Fugas - Viagens

Ano Grande Brasil

Série Especial 24º Aniversário do Público

O Rio de Janeiro visto por Pierre Aderne

Pedimos ao músico brasileiro, radicado em Lisboa desde 2011, que elegesse os seus lugares favoritos no Rio de Janeiro. A escolha vai da lagoa Rodrigo de Freitas aos mais apetecíveis botecos da cidade.

Dois anos depois de ter deixado a Portela do samba e pousado na Portela aos pés Tejo, percebo que a saudade é o que mais pesa na bagagem, por isso guardo-a como um presente para o futuro, numa caixa bem bonita. Sou um Carioca de Ipanema, que cresceu banhado pelas águas de Março de Tom Jobim, pela voz mansa de João Gilberto, pelos pontos de candomblé e pelos bichos da mata de Lygia Clark. Quando fecho os olhos e penso no Rio, me transporto para os últimos sítios e terreiros de um Rio ainda não globalizado, que inclusive levou-me a pensar no meu próximo documentário, que filmarei por lá até o fim do ano: Suco, Barraca, Boteco, e que também serviu de inspiração para a construção do meu novo álbum, Caboclo, a ser lançado em breve. Estas são as minhas ilhas virgens dentro do meu Rio de mar. Meus dias no Rio, ainda hoje cumprem essa rotina, quase sempre nessa ordem.
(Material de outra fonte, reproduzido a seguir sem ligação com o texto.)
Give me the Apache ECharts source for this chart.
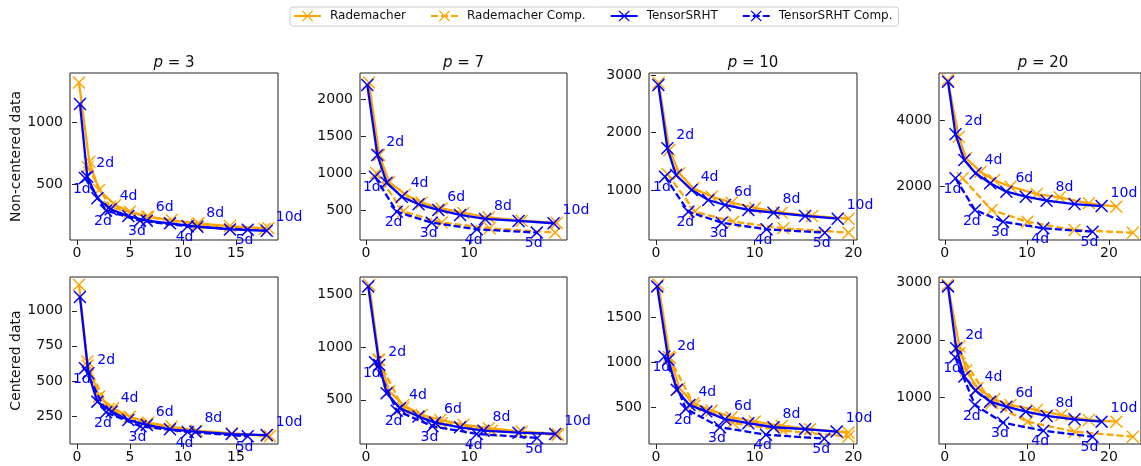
<!DOCTYPE html>
<html><head><meta charset="utf-8">
<script src="https://cdn.jsdelivr.net/npm/echarts@6/dist/echarts.min.js"></script>
<style>html,body{margin:0;padding:0;background:#fff}#c{width:1141px;height:466px}</style>
</head><body><div id="c"></div>
<script>
// ---------------- DATA ([x, y] pairs) ----------------
const SERIES_NAMES = ['Rademacher', 'Rademacher Comp.', 'TensorSRHT', 'TensorSRHT Comp.'];
const P_VALUES = ['3', '7', '10', '20'];
const ROW_NAMES = ['Non-centered data', 'Centered data'];

// Row 1: non-centered
const NC_P3_RAD   = [[0.19,1324],[1.16,683],[2.08,453],[3.6,332],[4.99,278],[6.73,237],[8.93,210],[11.45,183],[14.43,161],[18.05,143]];
const NC_P3_RADC  = [[1.0,640],[3.1,317],[6.6,237],[11.3,172],[17.7,137]];
const NC_P3_TS    = [[0.28,1151],[0.97,561],[1.92,386],[3.18,297],[4.84,242],[6.58,205],[8.77,183],[11.35,156],[14.43,134],[17.9,123]];
const NC_P3_TSC   = [[0.75,551],[2.74,286],[5.94,205],[10.44,159],[16.1,132]];

const NC_P7_RAD   = [[0.29,2226],[1.29,1245],[2.26,878],[3.79,710],[5.4,600],[7.35,520],[9.45,460],[11.9,400],[15.1,355],[18.5,325]];
const NC_P7_RADC  = [[1.0,1000],[3.62,480],[7.35,330],[12.0,252],[18.35,193]];
const NC_P7_TS    = [[0.13,2194],[1.1,1245],[2.0,870],[3.46,680],[5.1,577],[7.02,500],[9.13,432],[11.55,378],[14.8,351],[18.2,320]];
const NC_P7_TSC   = [[0.87,951],[2.98,477],[6.38,328],[10.75,238],[16.57,193]];

const NC_P10_RAD  = [[0.27,2866],[1.35,1696],[2.36,1290],[3.78,1029],[5.64,884],[7.66,780],[10.03,687],[12.73,605],[15.8,548],[19.5,501]];
const NC_P10_RADC = [[1.17,1278],[3.95,623],[7.83,449],[12.9,333],[19.5,258]];
const NC_P10_TS   = [[0.24,2826],[1.15,1725],[2.03,1261],[3.61,1000],[5.3,826],[6.99,739],[9.35,652],[11.9,605],[15.1,548],[18.4,501]];
const NC_P10_TSC  = [[0.91,1232],[3.28,623],[6.65,432],[11.2,316],[17.1,258]];

const NC_P20_RAD  = [[0.35,5200],[1.7,3498],[2.6,2850],[4.34,2450],[6.0,2199],[8.0,1998],[11.2,1779],[14.0,1680],[17.55,1500],[20.9,1398]];
const NC_P20_RADC = [[2.17,2250],[5.7,1300],[10.06,950],[15.8,700],[22.9,618]];
const NC_P20_TS   = [[0.39,5149],[1.3,3570],[2.37,2799],[3.75,2400],[5.52,2100],[7.5,1848],[9.86,1698],[12.4,1578],[15.8,1479],[19.1,1419]];
const NC_P20_TSC  = [[1.3,2250],[3.67,1300],[7.1,948],[12.0,750],[18.0,648]];

// Row 2: centered
const C_P3_RAD    = [[0.19,1186],[0.97,638],[2.08,388],[3.4,305],[4.99,245],[6.73,202],[8.93,174],[11.3,145],[14.6,126],[18.2,107]];
const C_P3_RADC   = [[1.0,610],[3.0,300],[6.6,195],[11.2,140],[17.9,108]];
const C_P3_TS     = [[0.28,1098],[1.07,555],[1.92,352],[3.27,281],[4.84,221],[6.58,186],[8.77,155],[11.17,138],[14.6,121],[17.9,114]];
const C_P3_TSC    = [[0.75,591],[2.74,276],[6.0,176],[10.44,136],[16.1,105]];

const C_P7_RAD    = [[0.32,1585],[1.29,878],[2.26,580],[3.62,452],[5.4,357],[7.2,310],[9.45,265],[11.9,232],[15.1,200],[18.6,178]];
const C_P7_RADC   = [[1.2,878],[3.6,421],[7.35,279],[12.2,209],[18.6,169]];
const C_P7_TS     = [[0.22,1571],[1.29,830],[2.0,563],[3.3,421],[5.1,342],[6.7,285],[9.13,241],[11.4,209],[14.8,190],[18.35,178]];
const C_P7_TSC    = [[0.87,856],[2.98,398],[6.45,251],[10.75,178],[16.6,140]];

const C_P10_RAD   = [[0.24,1860],[1.42,1047],[2.36,714],[3.78,548],[5.64,467],[7.66,394],[10.0,346],[12.73,298],[15.6,262],[19.5,225]];
const C_P10_RADC  = [[1.3,1060],[3.9,520],[7.8,330],[12.9,245],[19.5,180]];
const C_P10_TS    = [[0.12,1839],[1.25,1028],[2.1,696],[3.38,530],[5.1,456],[6.99,372],[9.35,328],[11.9,283],[15.1,262],[18.3,235]];
const C_P10_TSC   = [[0.85,1064],[3.03,486],[6.48,283],[11.14,201],[17.05,157]];

const C_P20_RAD   = [[0.35,2960],[1.78,1888],[2.6,1470],[3.99,1165],[6.0,971],[8.0,872],[11.2,785],[14.2,698],[17.55,611],[20.9,583]];
const C_P20_RADC  = [[1.78,1772],[5.7,902],[10.06,583],[15.8,409],[22.9,322]];
const C_P20_TS    = [[0.39,2931],[1.38,1859],[2.37,1365],[3.75,1122],[5.52,930],[7.5,843],[9.86,757],[12.4,682],[15.8,624],[19.1,583]];
const C_P20_TSC   = [[1.26,1700],[3.67,873],[7.1,565],[12.0,426],[18.0,322]];

// Tick labels
const X_TICKS = [[0,5,10,15],[0,10],[0,10,20],[0,10,20]];
const Y_TICKS = [[500,1000],[500,1000,1500,2000],[1000,2000,3000],[2000,4000],
                 [250,500,750,1000],[500,1000,1500],[500,1000,1500],[1000,2000,3000]];

// ---------------- LAYOUT ----------------
const PANELS = [
  [NC_P3_RAD, NC_P3_RADC, NC_P3_TS, NC_P3_TSC],
  [NC_P7_RAD, NC_P7_RADC, NC_P7_TS, NC_P7_TSC],
  [NC_P10_RAD, NC_P10_RADC, NC_P10_TS, NC_P10_TSC],
  [NC_P20_RAD, NC_P20_RADC, NC_P20_TS, NC_P20_TSC],
  [C_P3_RAD, C_P3_RADC, C_P3_TS, C_P3_TSC],
  [C_P7_RAD, C_P7_RADC, C_P7_TS, C_P7_TSC],
  [C_P10_RAD, C_P10_RADC, C_P10_TS, C_P10_TSC],
  [C_P20_RAD, C_P20_RADC, C_P20_TS, C_P20_TSC]
];
const COL_LEFT = [70, 360, 649, 939];
const COL_W = [208, 207, 208, 208];
const ROW_TOP = [73, 277];
const ROW_H = 167;
const X_RANGE = [[-0.66,18.96],[-0.58,19.5],[-0.71,20.36],[-0.71,23.9]];
const Y_RANGE = [[48,1402],[93,2356],[130,3035],[400,5409],[50,1241],[83,1660],[98,1943],[195,3094]];
const COLORS = ['#FFA500', '#FFA500', '#0000FF', '#0000FF'];
const DASHED = [false, true, false, true];
const XSYM = 'path://M0,0.8L0.8,0L5,4.2L9.2,0L10,0.8L5.8,5L10,9.2L9.2,10L5,5.8L0.8,10L0,9.2L4.2,5Z';
const FONT = 'DejaVu Sans';

const grids = [], xAxes = [], yAxes = [], series = [], graphics = [];
for (let i = 0; i < 8; i++) {
  const r = Math.floor(i / 4), c = i % 4;
  grids.push({left: COL_LEFT[c], top: ROW_TOP[r], width: COL_W[c], height: ROW_H,
    show: true, borderColor: '#222', borderWidth: 1, backgroundColor: 'transparent', containLabel: false});
  xAxes.push({type: 'value', gridIndex: i, min: X_RANGE[c][0], max: X_RANGE[c][1],
    axisLine: {show: false}, splitLine: {show: false},
    axisTick: {show: true, length: 5, lineStyle: {color: '#222'}, customValues: X_TICKS[c]},
    axisLabel: {fontFamily: FONT, fontSize: 14, color: '#111', margin: 6, customValues: X_TICKS[c], formatter: v => String(v)}});
  yAxes.push({type: 'value', gridIndex: i, min: Y_RANGE[i][0], max: Y_RANGE[i][1],
    axisLine: {show: false}, splitLine: {show: false},
    axisTick: {show: true, length: 5, lineStyle: {color: '#222'}, customValues: Y_TICKS[i]},
    axisLabel: {fontFamily: FONT, fontSize: 14, color: '#111', margin: 7, customValues: Y_TICKS[i], formatter: v => String(v)}});
  for (let s = 0; s < 4; s++) {
    const ser = {
      type: 'line', name: SERIES_NAMES[s], xAxisIndex: i, yAxisIndex: i,
      data: PANELS[i][s], symbol: XSYM, symbolSize: 13, showAllSymbol: true,
      lineStyle: {color: COLORS[s], width: 2.3, type: DASHED[s] ? [7, 3] : 'solid'},
      itemStyle: {color: COLORS[s]}, clip: true, z: 2 + s,
      emphasis: {disabled: true}, silent: true,
      label: {show: false}
    };
    if (s === 2) {
      ser.label = {show: true, position: 'inside', align: 'left', verticalAlign: 'middle',
        offset: [9, -13], color: '#0000FF', fontFamily: FONT, fontSize: 14,
        formatter: p => (p.dataIndex % 2 === 1 ? (p.dataIndex + 1) + 'd' : '')};
    } else if (s === 3) {
      ser.label = {show: true, position: 'inside', align: 'left', verticalAlign: 'middle',
        offset: [-12, 11], color: '#0000FF', fontFamily: FONT, fontSize: 14,
        formatter: p => (p.dataIndex + 1) + 'd'};
    }
    series.push(ser);
  }
  if (r === 0) {
    graphics.push({type: 'text', x: COL_LEFT[c] + COL_W[c] / 2, y: 63, silent: true,
      style: {text: '{i|p} = ' + P_VALUES[c], align: 'center', verticalAlign: 'middle',
        fontFamily: FONT, fontSize: 15, fill: '#111',
        rich: {i: {fontStyle: 'italic', fontFamily: FONT, fontSize: 15, fill: '#111'}}}});
  }
  if (c === 0) {
    graphics.push({type: 'text', x: 16, y: ROW_TOP[r] + ROW_H / 2, rotation: Math.PI / 2, silent: true,
      style: {text: ROW_NAMES[r], align: 'center', verticalAlign: 'middle',
        fontFamily: FONT, fontSize: 14, fill: '#111'}});
  }
}

const chart = echarts.init(document.getElementById('c'), null, {renderer: 'canvas'});
chart.setOption({
  animation: false,
  backgroundColor: '#fff',
  grid: grids, xAxis: xAxes, yAxis: yAxes, series: series, graphic: graphics,
  legend: {
    data: SERIES_NAMES, left: 290, top: 7, orient: 'horizontal',
    itemWidth: 27, itemHeight: 14, itemGap: 24,
    padding: [3, 6, 4, 3], borderColor: '#cccccc', borderWidth: 1, borderRadius: 3,
    backgroundColor: '#fff',
    textStyle: {fontFamily: FONT, fontSize: 12, color: '#111', padding: [0, 0, 0, 4]}
  }
});
</script></body></html>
1. Lagoa Rodrigo de Freitas

A lagoa talvez seja dos lugares mais belos do Rio. Sair do túnel Rebouças e encontrá-la é das poucas cenas a que meu coração frágil de saudade não consegue se acostumar. Lembro-me de ouvir um amigo de Tom Jobim contar-me que, certa vez, o maestro da bossa nova – na altura que já não estava bem de saúde em Nova Iorque – pediu para voltar urgente ao Rio. No dia seguinte, após convencer a família e os médicos pela viagem, pousa no Galeão e ainda dentro do carro, ao chegar na Lagoa, pede ao motorista para que pare o carro no meio da rua. Então abre a janela às lágrimas e diz: “Agora já posso partir tranquilo.” Gosto de acordar em Ipanema, caminhar ou remar em um caiaque, vendo a cordilheira de montanhas ao seu redor – da Pedra da Gávea ao Cristo Redentor – e depois parar em um quiosque, beber uma água de coco ( R$5.00, cerca de 1,6 euros) e ficar vendo o brilho da luz de Outono em seu espelho d’água.

2. Vista Chinesa

A Vista Chinesa é um mirante localizado dentro da mata atlântica próximo ao Alto da Boavista, criada em 1903. O início da subida de 5km até ela fica a pouco mais de 15 minutos a pé da lagoa, pode ser cumprida a pé ou de bicicleta (para os mais avançados) . No caminho de mata virgem, encontram-se jaqueiras gigantescas e ouve-se o barulho de cachoeiras. Dependendo da sorte, pode-se ainda encontrar borboletas azuis, o macaco-prego de cara branca ou um casal de tucanos. No meio da subida de alcatrão, pode-se entrar em uma de suas trilhas de terra e refrescar o calor na sombra de uma queda d’água. A intensa caminhada pode durar cerca de uma hora, mas ao chegar a vista certamente seus olhos jamais irão esquecer o belo Rio – de Copacabana ao Leblon – visto lá de cima. Vale cada gota de suor derramado.

3. Barraca de praia em Ipanema

A barraca de praia é um comércio ambulante de praia do Leme ao pontal. Normalmente o negócio é gerido por uma família, que aluga uma cadeira de praia (R$5.00) ou um guarda-sol (R$10, um pouco mais de três euros); também há caipirinhas ( R$8.00, cerca de dois euros e meio) ou uma “loira gelada” (Antartica Original R$6.00, perto de dois euros). Lembro-me ainda moleque de ir à praia em frente à Rua Joana Angélica, tínhamos uma conta “família” em uma dessas barracas. Ficávamos por muitas vezes até o pôr do sol. Na juventude, me revezava entre a Barraca do Carlinhos (em frente à Rua Vinícius de Moraes), a Barraca da Denise (em frente à Rua Farme de Amoedo), ou a barraca do Uruguai, no Posto Nove, onde jogávamos bola, na “pelada” , carinhosamente batizada de “Sangue e Areia”. De lá saíram as peças principais da nova engrenagem cultural carioca, a malta da minha geração. Carlinhos, Denise e o Uruguaio (hoje o filho) continuam por lá a fazer a alegria da malta.